■ WHAT YOU WILL DO: Retype the run of lines that opens with the line containing "Convert this chart to matplotlib code." and closes with the line containing "from matplotlib.ticker import MultipleLocator", exactly and inclusively, but skip the pictures.

------ DATA RECORDS ------

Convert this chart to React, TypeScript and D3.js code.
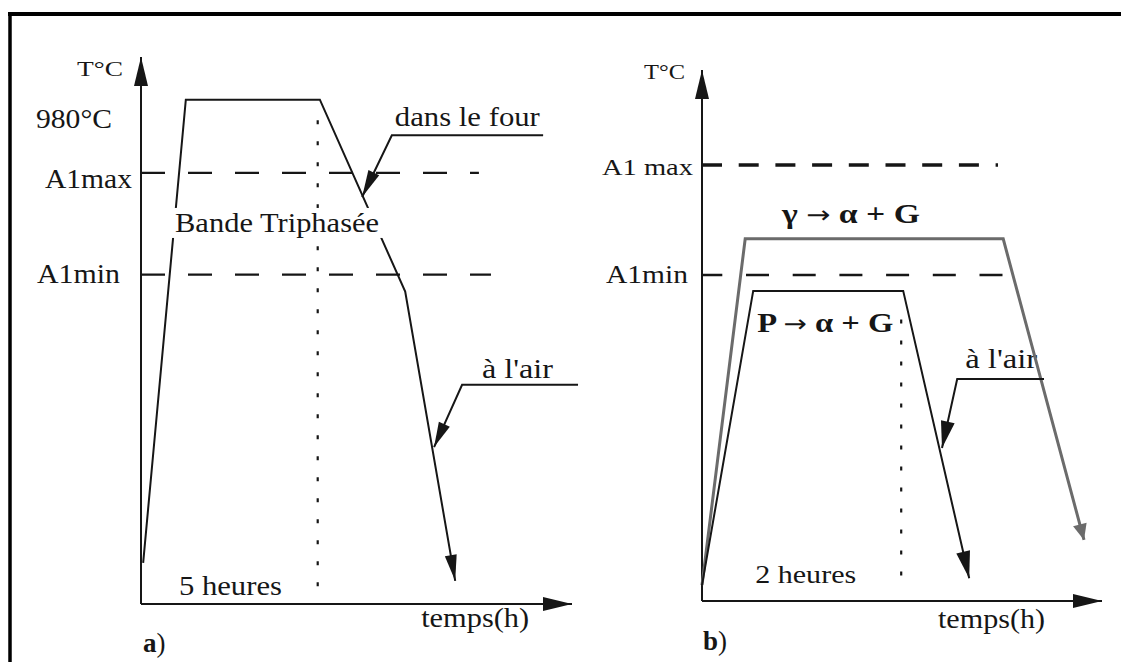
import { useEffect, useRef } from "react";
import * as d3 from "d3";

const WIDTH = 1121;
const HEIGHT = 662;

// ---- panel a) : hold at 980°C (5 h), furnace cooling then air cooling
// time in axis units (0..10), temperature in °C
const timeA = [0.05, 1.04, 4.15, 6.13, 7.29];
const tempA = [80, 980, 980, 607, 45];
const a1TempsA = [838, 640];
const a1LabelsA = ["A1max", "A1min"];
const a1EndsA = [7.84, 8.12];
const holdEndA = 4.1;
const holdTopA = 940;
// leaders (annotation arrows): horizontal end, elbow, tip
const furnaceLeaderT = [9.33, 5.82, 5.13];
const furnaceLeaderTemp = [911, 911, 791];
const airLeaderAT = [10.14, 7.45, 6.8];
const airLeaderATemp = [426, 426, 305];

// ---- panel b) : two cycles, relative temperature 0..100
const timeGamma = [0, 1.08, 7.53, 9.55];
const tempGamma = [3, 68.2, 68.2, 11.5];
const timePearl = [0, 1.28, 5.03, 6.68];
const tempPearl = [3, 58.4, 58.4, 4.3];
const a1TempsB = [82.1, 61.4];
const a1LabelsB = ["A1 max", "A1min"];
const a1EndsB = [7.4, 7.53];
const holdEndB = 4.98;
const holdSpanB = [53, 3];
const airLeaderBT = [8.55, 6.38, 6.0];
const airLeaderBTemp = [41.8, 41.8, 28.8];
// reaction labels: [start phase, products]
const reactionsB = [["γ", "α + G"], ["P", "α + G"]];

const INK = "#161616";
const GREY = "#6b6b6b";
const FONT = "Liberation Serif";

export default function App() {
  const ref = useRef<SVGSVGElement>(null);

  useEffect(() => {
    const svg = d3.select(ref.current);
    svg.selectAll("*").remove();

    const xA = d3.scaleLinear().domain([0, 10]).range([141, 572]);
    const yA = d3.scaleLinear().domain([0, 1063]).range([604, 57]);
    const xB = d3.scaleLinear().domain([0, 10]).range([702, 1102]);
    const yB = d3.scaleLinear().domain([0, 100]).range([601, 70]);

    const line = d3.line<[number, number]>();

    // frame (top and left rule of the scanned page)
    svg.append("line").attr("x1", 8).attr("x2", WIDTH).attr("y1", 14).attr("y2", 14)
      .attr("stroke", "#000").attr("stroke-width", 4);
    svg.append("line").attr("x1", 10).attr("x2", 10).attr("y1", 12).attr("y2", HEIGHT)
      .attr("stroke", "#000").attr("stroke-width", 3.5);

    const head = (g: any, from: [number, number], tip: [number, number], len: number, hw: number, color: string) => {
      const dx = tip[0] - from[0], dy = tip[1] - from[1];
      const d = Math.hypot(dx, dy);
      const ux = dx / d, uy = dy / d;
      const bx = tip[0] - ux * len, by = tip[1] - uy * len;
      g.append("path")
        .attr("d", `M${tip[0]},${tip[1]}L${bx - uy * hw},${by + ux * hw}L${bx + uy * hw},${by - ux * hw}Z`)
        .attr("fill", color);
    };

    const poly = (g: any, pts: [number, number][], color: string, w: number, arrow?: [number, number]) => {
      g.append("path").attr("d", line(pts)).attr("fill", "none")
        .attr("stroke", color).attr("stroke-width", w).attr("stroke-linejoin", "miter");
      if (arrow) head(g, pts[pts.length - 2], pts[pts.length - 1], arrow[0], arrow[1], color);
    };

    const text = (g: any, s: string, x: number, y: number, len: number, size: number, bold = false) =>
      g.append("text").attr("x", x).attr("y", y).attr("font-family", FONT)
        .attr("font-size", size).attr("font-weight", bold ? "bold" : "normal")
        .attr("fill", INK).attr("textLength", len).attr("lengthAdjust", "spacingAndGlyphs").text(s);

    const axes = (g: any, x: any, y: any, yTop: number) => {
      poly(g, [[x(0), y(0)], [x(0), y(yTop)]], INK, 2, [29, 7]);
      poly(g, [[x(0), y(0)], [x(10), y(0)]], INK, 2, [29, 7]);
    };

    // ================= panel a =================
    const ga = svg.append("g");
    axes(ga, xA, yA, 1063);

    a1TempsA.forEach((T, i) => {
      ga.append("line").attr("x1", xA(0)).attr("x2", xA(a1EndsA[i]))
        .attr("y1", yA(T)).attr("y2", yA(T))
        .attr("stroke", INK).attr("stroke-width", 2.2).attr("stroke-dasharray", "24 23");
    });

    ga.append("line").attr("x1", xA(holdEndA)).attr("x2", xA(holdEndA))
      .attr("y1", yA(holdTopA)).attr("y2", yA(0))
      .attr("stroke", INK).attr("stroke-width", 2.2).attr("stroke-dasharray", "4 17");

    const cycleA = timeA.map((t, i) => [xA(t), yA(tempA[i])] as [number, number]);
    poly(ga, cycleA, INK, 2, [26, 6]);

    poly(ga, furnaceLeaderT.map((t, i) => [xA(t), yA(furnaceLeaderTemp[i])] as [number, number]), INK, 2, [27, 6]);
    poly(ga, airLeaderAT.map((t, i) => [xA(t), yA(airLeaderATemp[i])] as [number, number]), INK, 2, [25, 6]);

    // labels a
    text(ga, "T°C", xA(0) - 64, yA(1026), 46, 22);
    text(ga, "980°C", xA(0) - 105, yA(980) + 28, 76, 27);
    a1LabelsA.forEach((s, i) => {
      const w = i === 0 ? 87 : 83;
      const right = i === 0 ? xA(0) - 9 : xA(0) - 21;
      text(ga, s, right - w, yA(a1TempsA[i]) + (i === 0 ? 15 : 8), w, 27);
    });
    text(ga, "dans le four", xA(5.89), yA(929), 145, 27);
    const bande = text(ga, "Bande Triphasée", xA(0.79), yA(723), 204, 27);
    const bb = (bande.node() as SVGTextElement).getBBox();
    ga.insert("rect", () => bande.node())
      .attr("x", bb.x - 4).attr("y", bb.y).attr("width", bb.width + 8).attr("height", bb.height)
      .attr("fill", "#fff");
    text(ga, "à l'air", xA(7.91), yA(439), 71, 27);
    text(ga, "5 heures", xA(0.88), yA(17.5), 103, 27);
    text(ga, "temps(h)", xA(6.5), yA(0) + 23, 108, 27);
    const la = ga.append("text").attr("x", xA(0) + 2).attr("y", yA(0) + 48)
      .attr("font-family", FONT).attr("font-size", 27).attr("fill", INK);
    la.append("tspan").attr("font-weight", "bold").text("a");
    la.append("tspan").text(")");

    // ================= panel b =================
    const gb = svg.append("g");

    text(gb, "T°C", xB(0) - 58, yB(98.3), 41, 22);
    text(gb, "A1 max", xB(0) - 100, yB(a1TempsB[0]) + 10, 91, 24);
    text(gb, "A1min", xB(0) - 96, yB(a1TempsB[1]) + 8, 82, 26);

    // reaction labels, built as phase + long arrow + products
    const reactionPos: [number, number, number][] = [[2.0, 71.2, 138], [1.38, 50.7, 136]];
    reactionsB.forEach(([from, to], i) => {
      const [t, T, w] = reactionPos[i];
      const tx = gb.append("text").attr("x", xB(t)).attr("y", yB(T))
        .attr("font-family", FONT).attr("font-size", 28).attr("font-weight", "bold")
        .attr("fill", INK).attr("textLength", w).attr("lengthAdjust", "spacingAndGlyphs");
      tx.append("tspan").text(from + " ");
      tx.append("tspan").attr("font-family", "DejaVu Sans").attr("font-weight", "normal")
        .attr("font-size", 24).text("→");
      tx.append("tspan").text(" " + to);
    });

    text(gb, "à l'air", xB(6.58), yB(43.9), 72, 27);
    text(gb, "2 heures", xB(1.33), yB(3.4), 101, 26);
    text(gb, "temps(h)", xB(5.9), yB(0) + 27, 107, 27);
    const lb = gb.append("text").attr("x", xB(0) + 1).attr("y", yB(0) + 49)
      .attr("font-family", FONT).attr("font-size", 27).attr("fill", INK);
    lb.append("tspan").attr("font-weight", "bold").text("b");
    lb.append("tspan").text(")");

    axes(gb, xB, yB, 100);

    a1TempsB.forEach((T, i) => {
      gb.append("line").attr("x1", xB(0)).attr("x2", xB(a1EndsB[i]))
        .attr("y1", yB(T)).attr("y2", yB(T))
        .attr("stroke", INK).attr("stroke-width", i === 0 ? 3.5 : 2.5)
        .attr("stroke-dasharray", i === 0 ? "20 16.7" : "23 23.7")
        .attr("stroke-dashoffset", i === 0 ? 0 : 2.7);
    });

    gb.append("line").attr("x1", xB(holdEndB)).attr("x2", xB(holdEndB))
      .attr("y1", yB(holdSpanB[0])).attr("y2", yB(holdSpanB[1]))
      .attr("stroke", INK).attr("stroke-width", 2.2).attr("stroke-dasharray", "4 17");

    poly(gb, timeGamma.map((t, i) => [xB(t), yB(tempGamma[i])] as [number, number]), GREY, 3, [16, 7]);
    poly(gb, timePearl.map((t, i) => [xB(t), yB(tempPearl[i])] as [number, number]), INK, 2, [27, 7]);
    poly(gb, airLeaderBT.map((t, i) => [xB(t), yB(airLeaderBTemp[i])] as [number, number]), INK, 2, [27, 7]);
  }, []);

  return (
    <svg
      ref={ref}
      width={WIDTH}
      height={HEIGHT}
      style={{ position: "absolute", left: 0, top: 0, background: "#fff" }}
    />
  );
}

------
------ DATA RECORDS ------

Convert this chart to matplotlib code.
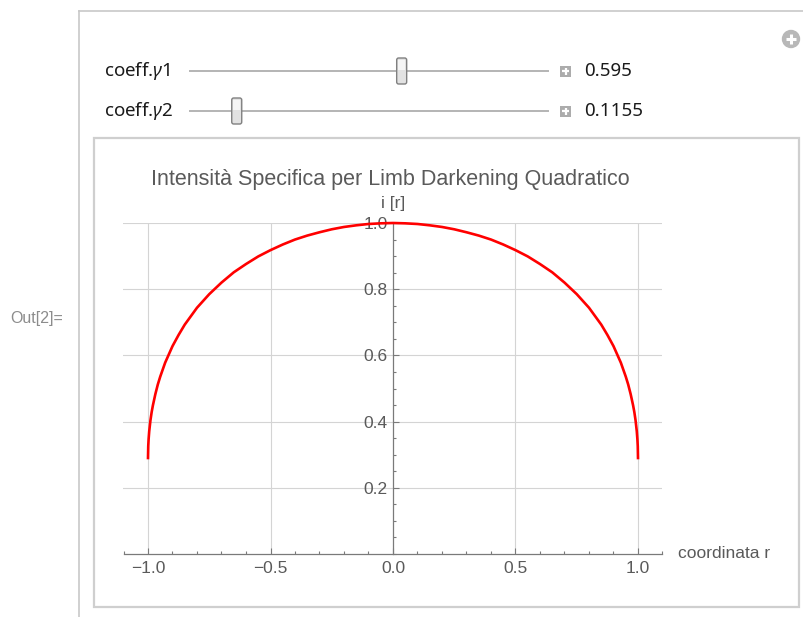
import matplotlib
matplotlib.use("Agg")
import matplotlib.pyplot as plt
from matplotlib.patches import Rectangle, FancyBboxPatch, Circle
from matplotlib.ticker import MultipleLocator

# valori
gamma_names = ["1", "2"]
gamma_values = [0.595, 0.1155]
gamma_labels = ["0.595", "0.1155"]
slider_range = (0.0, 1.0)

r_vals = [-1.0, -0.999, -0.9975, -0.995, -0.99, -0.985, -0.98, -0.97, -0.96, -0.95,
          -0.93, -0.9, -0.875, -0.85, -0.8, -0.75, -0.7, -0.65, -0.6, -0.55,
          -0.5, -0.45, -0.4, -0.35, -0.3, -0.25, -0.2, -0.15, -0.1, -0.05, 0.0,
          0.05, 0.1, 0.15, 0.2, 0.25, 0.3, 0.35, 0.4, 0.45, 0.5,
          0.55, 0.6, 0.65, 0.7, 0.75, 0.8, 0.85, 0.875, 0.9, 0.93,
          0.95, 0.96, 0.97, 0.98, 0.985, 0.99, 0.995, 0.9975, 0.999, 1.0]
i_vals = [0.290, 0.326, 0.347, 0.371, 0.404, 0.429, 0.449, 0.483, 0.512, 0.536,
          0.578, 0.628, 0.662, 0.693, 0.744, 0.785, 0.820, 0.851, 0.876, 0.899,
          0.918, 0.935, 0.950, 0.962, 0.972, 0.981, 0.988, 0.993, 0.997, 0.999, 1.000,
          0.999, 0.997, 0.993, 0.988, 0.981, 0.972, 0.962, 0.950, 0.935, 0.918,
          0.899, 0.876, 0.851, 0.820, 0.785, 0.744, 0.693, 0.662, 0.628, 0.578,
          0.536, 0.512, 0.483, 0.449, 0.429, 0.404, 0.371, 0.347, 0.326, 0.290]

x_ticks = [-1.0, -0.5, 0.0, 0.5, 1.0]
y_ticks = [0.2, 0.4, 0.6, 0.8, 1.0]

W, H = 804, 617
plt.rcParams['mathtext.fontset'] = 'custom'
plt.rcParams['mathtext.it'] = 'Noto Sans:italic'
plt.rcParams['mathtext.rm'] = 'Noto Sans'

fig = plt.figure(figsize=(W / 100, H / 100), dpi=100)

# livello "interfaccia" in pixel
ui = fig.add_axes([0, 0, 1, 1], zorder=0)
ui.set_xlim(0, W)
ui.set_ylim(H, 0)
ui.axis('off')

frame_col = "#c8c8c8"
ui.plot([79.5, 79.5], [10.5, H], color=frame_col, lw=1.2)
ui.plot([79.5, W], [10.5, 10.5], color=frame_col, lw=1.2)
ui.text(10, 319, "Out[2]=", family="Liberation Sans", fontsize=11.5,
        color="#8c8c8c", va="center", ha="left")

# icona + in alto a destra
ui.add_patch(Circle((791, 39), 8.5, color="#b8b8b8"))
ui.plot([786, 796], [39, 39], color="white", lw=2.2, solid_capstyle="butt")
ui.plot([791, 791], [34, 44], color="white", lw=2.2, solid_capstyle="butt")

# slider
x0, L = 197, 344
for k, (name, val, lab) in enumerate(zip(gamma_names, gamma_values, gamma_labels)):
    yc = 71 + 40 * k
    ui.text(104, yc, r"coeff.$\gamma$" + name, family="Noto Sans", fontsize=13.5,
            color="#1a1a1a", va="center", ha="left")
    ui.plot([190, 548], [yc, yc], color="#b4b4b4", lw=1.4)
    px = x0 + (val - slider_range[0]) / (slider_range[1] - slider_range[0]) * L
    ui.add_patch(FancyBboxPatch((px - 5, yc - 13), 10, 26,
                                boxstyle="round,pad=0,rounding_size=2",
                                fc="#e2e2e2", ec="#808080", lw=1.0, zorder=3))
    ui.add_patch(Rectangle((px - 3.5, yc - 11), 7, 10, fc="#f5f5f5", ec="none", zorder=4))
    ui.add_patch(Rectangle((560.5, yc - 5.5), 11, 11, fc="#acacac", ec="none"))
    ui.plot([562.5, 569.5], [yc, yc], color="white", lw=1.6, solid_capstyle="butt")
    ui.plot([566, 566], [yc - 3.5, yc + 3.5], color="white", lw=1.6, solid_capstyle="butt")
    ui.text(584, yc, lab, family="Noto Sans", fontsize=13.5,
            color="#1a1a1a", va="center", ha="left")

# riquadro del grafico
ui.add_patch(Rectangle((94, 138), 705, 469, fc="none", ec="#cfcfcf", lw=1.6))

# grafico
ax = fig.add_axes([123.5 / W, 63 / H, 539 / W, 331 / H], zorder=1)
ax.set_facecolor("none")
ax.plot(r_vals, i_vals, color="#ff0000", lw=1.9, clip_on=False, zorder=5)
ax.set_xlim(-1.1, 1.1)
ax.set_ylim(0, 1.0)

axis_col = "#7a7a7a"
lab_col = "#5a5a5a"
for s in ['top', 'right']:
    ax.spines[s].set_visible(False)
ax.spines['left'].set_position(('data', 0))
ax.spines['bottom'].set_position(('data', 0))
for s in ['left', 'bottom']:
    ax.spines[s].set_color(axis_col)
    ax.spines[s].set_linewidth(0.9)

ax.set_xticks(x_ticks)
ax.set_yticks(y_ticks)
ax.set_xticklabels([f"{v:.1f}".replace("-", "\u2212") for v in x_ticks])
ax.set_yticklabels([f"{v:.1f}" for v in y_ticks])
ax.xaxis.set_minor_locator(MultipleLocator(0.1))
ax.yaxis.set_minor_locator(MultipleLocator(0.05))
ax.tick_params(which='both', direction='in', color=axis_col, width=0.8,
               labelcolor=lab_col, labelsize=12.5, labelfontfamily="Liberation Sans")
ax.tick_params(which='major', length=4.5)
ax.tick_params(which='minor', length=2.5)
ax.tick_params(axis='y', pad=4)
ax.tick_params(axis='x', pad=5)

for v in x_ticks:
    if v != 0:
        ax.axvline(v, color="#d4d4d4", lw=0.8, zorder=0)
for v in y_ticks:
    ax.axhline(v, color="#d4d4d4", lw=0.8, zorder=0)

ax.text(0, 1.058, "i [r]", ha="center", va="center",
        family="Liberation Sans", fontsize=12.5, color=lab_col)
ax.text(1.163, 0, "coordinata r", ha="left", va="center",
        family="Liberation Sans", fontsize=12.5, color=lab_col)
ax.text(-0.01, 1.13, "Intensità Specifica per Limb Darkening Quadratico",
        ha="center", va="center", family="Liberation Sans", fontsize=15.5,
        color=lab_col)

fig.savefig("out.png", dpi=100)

------
------ DATA RECORDS ------

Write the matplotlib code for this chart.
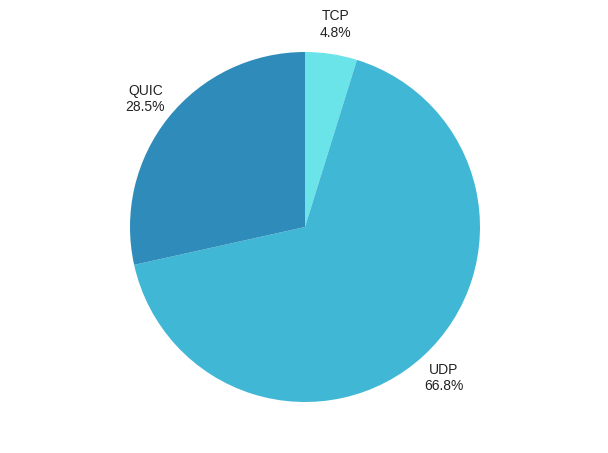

------

■ SOLVED PROBLEM:
Convert this chart to matplotlib code.
import matplotlib
matplotlib.use("Agg")
import matplotlib.pyplot as plt
from matplotlib.patches import Rectangle, FancyBboxPatch, Circle
from matplotlib.ticker import MultipleLocator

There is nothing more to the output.